Et Hercule, homme-dieu, fils de Jupiter Dont les bras puissants ont porté le monde, Repose, pâle, loin du radieux éther, Comme dans un sillon, dans la terre profonde !
Ô, malédiction au sceptre souverain ! Ô, perdition ! Tout est éphémère ! Rien ne demeure dans ce monde d’airain Fors l’illusion, immortelle et amère !
L’homme, marchant sans flambeau dans le néant, Va, interrogant la nuit et l’ombre, Et demande en vain à ses Sphinx géants De lui dire de ses jours le fatal nombre !
Ô, sombre question qui nous tourmente ! Doute qui mine les générations Avecque sa dent sanglante, Qui ronge nos rêves et nos passions !
Où allons-nous ? L’on ne sait. L’inconnu Déploie, devant nos yeux, ses vastes ailes Qui flambent, radieuses, dans nos sentiers nus Quand l’abîme souffle sur nos nacelles !
Mystère ! Quand la nuit couvre l’univers De son voile épais et invisible ; Quand tout ce qui était radieux et vert Devient ténébreux et impassible,
Quand tout autour de nous devient un gouffre, Insondable pour les yeux et l’esprit, J’entends le râle de tout ce qui souffre Et le murmure de tout ce qui sourit !
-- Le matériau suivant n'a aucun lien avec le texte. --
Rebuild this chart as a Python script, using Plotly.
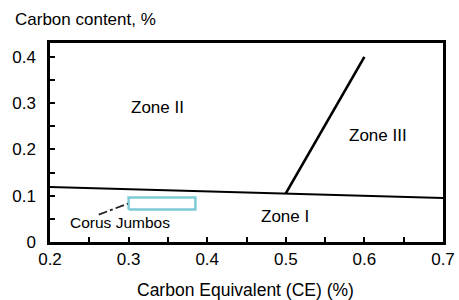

Penché sur la fleur et sur le ruisseau Et sur toute l’oublieuse nature, Je lis, patient, l’énigme du berceau Dans le livre des créatures ; Chaque mot radieux reluit comme une flamme Devant mes yeux par le verbe étonnés, Tout devient parfum, tout devient âme, Tout cesse de s’assombrir pour rayonner !
Oh ! La nature, houleuse ou sereine, Est le pan vert de la robe de Dieu, Qui montre sa grandeur souveraine Que l’on voit avec le cœur et les yeux,
C’est le port qui accueille nos nefs qui tremblent, Emportées par la houle de la cité ; Elle embellit ses jours qui se ressemblent Et de l’homme éclaire la cécité !
L’amour, comme une fleur, s’y épanouit Et la sagesse y laisse tomber son voile ; Elle cache les amoureux dans sa nuit Et pour les sages fait briller ses étoiles !
Tant d’énigmes qu bravent notre savoir Et qui nous tourmentent comme des houles, Se dévoilent dans son jour que ne peut voir L’œil ignorant et blême de la foule !
*Désolé, mes chers amis, pour la longueur de mon poème. Je compte sur votre clémence! Petite remarque: "Avecque" est un archaïsme, fréquent à l'époque classique.